**Directions for this task:** Scan the data. Collect each line that contains the word "with".

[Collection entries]

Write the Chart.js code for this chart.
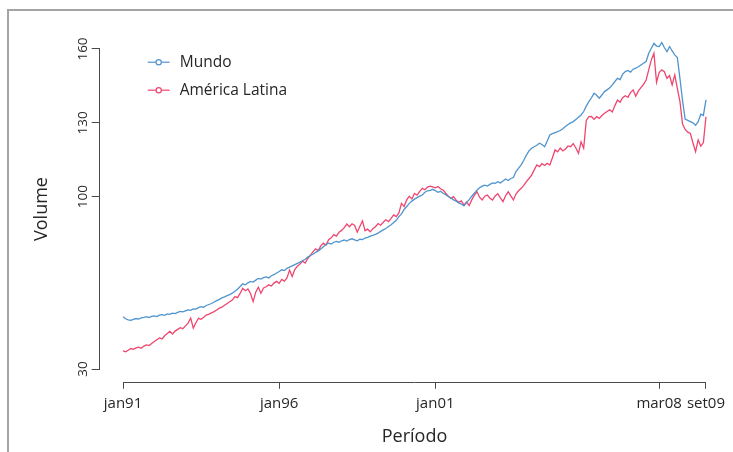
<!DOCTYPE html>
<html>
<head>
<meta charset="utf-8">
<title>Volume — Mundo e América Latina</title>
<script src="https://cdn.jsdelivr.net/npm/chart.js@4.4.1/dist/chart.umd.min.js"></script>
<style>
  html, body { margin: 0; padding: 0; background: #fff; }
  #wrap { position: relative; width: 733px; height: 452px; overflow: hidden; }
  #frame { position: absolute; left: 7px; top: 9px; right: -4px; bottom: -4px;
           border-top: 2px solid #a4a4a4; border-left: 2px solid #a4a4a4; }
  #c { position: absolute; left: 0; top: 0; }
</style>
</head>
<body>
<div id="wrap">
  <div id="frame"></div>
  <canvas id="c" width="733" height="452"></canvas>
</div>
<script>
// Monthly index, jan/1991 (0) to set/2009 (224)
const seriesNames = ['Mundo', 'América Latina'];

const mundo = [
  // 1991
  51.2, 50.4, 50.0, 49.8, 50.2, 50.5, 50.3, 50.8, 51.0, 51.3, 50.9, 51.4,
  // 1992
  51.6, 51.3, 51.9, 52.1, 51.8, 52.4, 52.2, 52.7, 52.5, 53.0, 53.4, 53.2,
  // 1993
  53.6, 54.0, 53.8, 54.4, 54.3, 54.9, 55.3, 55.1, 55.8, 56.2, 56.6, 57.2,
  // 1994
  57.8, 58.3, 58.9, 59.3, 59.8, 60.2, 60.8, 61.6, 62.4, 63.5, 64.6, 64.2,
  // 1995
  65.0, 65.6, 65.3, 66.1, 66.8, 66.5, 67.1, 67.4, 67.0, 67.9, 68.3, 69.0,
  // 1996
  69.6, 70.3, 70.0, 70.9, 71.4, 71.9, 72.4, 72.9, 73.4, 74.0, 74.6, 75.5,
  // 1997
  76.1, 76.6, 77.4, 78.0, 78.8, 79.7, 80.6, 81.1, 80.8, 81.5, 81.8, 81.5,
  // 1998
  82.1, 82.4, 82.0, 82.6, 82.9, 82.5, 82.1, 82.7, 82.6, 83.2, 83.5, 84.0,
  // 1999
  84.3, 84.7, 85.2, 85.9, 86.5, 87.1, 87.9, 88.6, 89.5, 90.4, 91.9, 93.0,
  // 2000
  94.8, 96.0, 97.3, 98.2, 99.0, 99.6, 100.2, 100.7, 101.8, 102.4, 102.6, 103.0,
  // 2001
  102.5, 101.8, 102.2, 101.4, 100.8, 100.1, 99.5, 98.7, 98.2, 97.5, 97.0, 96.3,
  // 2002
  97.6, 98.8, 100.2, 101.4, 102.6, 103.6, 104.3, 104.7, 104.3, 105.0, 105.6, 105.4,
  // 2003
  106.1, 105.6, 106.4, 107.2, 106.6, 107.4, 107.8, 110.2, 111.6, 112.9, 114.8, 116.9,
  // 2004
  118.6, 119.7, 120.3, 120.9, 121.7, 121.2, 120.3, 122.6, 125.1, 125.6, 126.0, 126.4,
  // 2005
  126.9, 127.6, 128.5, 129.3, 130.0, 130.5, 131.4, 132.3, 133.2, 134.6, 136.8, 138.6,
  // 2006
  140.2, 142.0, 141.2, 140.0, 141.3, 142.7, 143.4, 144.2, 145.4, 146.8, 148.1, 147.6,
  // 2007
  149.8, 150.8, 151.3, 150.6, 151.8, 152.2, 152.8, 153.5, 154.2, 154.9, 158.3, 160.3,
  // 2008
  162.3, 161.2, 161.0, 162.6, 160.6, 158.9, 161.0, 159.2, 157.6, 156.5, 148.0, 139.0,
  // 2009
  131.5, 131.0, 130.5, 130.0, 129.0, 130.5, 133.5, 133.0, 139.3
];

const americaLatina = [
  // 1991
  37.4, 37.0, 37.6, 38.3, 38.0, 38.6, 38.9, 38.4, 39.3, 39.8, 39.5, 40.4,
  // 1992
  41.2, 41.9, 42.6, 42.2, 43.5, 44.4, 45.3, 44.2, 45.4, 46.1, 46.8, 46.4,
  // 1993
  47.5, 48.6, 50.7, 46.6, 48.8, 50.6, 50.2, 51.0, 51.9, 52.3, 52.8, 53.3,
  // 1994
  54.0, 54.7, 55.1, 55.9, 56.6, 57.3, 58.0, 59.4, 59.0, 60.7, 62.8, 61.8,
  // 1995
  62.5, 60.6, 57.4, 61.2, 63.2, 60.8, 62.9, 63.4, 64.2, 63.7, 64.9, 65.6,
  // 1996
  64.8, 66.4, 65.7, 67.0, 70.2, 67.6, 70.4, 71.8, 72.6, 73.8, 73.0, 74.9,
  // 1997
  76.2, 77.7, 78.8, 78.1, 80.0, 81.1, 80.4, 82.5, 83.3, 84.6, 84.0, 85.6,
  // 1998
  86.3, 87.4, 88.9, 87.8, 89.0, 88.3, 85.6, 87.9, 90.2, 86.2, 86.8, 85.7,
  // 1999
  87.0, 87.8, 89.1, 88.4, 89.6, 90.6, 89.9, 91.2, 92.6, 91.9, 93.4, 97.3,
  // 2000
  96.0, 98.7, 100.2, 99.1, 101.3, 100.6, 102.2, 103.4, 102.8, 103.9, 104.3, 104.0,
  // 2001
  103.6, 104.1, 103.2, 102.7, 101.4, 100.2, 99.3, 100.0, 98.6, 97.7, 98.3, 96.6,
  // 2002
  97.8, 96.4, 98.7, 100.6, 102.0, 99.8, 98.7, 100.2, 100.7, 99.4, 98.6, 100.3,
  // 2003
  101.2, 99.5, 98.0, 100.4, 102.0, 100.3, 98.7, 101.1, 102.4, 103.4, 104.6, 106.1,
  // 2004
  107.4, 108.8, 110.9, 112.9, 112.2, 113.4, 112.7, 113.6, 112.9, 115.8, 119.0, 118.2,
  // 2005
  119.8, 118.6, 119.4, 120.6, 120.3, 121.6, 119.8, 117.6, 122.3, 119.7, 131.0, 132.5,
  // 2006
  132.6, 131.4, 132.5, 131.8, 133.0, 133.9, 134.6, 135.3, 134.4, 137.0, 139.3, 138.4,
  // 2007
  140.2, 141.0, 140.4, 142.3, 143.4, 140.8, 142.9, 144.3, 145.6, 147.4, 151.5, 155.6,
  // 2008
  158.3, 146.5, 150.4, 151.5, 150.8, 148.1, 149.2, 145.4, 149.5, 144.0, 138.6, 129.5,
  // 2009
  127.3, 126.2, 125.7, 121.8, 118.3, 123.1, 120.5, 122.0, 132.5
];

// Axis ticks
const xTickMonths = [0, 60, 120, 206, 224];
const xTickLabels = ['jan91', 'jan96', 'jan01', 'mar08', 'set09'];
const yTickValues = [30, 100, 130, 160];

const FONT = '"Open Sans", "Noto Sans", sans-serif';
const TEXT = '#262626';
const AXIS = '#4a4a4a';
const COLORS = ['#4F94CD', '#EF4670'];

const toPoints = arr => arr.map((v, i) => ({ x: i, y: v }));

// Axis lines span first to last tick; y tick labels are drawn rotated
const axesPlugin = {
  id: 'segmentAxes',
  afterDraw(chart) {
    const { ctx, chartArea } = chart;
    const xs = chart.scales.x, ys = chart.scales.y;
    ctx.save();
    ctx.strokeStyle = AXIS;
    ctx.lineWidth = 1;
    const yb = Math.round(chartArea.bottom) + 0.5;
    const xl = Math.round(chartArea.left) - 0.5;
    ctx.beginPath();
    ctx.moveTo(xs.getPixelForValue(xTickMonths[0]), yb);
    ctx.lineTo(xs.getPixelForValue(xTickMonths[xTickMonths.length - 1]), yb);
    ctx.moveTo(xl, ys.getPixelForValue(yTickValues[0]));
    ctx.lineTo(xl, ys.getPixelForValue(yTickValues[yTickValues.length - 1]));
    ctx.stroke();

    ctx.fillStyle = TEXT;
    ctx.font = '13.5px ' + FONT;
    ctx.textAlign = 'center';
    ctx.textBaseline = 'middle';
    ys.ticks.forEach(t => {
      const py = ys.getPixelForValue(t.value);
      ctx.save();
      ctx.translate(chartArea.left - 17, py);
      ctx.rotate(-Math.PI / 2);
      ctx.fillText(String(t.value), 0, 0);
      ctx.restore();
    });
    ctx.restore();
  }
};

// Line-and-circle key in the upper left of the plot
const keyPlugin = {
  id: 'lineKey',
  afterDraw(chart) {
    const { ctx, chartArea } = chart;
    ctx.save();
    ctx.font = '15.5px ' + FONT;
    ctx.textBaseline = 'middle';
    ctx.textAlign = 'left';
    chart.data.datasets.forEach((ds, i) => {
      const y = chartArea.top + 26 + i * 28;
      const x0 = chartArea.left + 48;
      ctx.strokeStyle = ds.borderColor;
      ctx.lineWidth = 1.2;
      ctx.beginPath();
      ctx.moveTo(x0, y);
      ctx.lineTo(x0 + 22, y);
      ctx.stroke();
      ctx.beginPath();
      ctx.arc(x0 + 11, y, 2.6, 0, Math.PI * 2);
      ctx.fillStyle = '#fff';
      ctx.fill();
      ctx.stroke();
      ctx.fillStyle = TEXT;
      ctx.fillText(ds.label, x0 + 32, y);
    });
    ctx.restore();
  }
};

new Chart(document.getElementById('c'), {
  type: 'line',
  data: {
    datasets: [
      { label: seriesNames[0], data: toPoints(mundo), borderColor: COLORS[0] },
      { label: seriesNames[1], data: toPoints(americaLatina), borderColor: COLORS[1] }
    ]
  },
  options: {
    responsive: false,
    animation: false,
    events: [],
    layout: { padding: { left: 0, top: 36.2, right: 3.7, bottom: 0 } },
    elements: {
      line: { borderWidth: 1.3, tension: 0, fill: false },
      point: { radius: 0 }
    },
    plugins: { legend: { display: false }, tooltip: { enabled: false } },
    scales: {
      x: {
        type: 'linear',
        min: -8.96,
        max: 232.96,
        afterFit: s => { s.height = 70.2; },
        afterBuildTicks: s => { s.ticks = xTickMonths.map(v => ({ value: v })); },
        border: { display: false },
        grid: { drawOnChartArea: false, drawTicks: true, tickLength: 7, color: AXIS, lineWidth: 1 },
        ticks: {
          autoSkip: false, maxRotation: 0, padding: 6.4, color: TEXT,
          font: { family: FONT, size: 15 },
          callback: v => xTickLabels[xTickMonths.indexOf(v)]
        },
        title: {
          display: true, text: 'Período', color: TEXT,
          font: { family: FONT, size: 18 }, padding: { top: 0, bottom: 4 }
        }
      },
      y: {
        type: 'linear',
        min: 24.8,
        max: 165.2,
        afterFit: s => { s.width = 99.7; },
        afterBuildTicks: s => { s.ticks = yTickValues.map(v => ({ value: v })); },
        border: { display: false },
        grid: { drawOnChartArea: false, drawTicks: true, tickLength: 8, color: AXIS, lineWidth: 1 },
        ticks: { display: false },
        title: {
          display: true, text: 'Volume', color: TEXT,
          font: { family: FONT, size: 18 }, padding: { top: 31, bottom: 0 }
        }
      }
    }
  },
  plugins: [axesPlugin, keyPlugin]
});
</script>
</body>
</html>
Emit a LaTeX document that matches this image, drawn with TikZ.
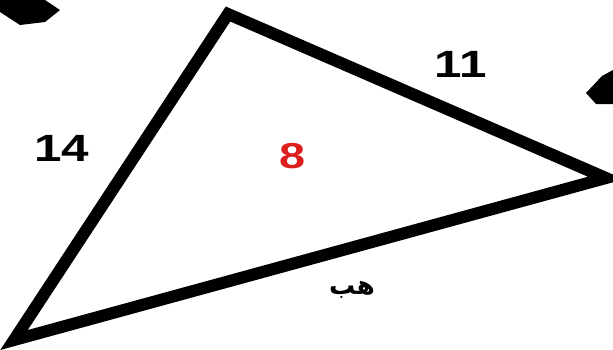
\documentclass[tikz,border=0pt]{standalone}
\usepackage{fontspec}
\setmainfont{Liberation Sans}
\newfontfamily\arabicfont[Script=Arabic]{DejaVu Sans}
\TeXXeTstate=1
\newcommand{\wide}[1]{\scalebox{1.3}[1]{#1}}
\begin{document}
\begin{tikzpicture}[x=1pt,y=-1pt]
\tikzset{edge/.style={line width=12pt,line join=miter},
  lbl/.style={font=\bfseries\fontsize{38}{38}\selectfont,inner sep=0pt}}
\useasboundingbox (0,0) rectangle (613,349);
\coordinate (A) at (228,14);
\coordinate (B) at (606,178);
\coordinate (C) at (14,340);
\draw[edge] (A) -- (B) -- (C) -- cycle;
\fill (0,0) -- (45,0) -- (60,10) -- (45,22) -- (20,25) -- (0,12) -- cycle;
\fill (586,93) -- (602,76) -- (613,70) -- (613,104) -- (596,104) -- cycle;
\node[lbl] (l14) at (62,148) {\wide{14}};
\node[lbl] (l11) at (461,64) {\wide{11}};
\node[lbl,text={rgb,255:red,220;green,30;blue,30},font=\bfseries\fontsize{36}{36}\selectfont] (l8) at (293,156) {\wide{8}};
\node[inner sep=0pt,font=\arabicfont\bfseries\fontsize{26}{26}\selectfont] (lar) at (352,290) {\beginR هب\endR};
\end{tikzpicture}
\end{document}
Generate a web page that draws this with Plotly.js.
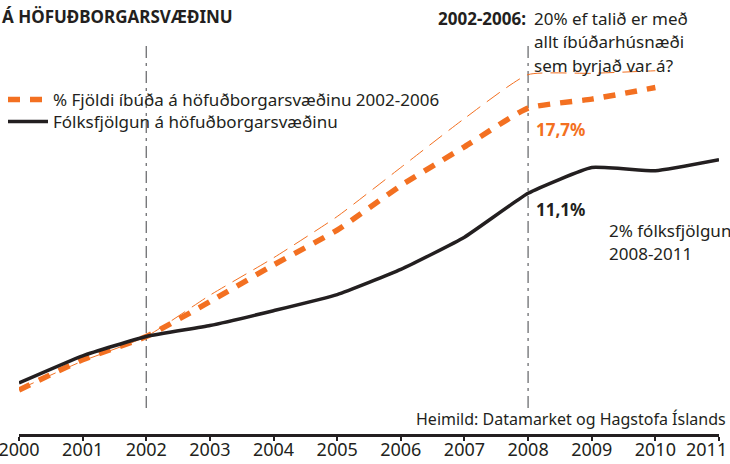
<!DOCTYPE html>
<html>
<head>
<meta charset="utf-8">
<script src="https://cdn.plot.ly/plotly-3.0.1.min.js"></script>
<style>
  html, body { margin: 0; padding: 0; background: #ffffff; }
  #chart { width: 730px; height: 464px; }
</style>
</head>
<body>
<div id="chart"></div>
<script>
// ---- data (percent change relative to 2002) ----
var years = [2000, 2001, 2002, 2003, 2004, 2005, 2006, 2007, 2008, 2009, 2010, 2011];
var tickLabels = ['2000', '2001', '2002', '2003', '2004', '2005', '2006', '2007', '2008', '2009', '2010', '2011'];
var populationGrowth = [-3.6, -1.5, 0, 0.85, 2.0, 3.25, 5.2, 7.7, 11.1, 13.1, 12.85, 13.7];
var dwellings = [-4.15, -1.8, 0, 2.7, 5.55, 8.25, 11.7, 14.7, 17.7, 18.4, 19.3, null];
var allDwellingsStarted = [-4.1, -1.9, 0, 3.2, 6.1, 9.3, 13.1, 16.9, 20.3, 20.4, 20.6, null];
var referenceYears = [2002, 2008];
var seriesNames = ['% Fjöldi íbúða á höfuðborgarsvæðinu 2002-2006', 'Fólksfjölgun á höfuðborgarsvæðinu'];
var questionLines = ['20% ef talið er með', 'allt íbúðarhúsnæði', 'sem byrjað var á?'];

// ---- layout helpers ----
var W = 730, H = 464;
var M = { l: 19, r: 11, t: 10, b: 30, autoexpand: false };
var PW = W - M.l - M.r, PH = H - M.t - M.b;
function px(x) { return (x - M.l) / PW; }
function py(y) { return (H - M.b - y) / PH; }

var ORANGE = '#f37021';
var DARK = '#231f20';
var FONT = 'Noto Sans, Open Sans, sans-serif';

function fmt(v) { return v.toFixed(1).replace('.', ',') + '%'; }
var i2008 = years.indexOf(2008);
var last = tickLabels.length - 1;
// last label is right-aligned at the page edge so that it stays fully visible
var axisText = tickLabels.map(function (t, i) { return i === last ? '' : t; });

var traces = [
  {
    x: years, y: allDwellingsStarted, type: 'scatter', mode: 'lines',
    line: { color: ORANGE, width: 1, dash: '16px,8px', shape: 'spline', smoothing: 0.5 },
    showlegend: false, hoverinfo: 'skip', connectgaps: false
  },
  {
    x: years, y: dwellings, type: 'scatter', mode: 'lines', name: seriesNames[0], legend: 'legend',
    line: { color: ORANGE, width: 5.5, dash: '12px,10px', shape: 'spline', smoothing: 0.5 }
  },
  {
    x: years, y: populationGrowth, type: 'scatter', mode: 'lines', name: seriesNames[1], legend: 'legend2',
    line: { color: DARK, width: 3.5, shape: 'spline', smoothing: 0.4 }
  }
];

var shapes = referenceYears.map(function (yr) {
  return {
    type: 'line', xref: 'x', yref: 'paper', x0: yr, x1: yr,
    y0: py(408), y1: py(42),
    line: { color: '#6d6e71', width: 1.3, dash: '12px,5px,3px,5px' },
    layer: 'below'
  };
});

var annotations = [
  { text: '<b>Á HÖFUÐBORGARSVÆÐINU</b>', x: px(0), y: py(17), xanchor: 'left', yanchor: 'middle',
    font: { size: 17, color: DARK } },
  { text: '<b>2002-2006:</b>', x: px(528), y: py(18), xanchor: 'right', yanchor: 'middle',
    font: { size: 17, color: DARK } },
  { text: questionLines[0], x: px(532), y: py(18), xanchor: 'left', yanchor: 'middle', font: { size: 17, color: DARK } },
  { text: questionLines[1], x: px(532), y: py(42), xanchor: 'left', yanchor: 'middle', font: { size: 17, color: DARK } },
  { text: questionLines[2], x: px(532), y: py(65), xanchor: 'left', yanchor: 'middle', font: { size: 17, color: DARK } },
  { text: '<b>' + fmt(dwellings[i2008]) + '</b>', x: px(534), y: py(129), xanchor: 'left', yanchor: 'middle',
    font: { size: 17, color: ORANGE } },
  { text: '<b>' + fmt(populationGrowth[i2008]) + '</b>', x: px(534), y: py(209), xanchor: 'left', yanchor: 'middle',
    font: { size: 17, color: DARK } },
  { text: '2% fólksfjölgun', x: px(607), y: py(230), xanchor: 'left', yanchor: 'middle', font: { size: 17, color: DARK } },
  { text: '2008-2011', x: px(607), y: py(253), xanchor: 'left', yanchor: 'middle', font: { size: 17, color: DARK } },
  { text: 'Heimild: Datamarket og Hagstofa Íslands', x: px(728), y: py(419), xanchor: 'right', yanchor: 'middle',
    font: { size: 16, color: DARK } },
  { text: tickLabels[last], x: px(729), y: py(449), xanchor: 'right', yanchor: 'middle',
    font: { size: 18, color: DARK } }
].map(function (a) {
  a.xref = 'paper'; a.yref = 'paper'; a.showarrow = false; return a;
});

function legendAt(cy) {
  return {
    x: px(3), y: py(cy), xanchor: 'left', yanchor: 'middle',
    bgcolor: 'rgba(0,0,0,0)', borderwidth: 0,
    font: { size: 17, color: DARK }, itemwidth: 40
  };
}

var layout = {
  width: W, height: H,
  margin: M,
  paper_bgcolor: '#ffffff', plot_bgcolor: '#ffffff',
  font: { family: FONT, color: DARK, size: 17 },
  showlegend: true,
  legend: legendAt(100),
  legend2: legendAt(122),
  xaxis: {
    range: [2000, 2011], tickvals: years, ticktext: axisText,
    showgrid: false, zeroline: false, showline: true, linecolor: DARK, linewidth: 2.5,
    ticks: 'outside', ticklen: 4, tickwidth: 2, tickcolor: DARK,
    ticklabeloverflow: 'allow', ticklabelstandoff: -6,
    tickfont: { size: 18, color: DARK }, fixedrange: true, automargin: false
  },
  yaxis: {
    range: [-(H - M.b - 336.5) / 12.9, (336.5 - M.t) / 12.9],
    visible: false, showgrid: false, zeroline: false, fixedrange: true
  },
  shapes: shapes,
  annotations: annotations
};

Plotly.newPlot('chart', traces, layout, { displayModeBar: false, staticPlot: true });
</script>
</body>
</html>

**Right answer:**
Emit a LaTeX document that matches this image, drawn with TikZ.
Generate a web page that draws this with Plotly.js.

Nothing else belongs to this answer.